The choice of scheduling method depends on the system's needs, with Round Robin ensuring fairness and responsiveness, and Priority scheduling ensuring that important tasks are done quickly.


How does the OS manage I/O?


The OS must control the input and output of the computer. Let us consider the keyboard as an example.

The OS is always waiting for the signal ‘press a key’ from the keyboard. When this occurs, the OS is responsible for displaying the character pressed on the screen. Same for the mouse, the OS waits for a particular signal to happen. The signal triggered in this case could be ‘move the mouse’, ’right click’, ’left click’ etc. The operating system responds according to the event. If, for example, the left button is clicked, the OS will call the appropriate program to display a menu on the screen. Likewise, the OS sees that the printer is not overwhelmed with documents to print. So, it keeps a record of the files to be printed in a queue so that when a document is printed (all the pages) another document is printed etc.

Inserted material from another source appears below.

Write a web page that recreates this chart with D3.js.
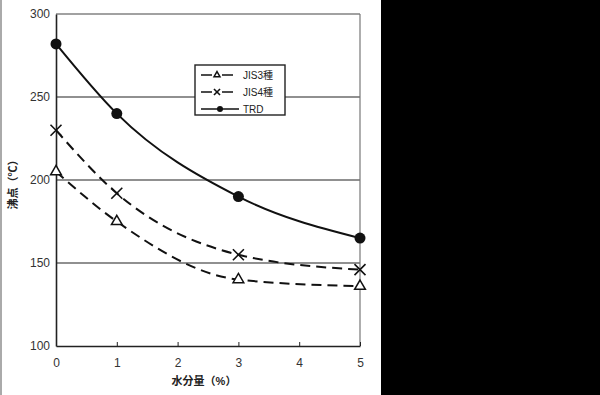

The OS is able to interpret signals and respond appropriately to them because of the device drivers installed on the computer. A device driver is a computer program that enables the OS to communicate with a specific peripheral device, e.g., a mouse or a keyboard, and consequently it enables the user to give a computer commands and get feedback in an easy way.


Unfortunately, data transfers to and from our I/O devices is extremely slow in comparison to data transfers to and from memory or the CPU. This is problematic for the OS as it is important the the CPU is not idle for long periods of time. To get around this issue, our peripheral use small memory components, called buffers, to temporarily store data. This allows the OS to handle data in batches, reducing delays and keeping the CPU active.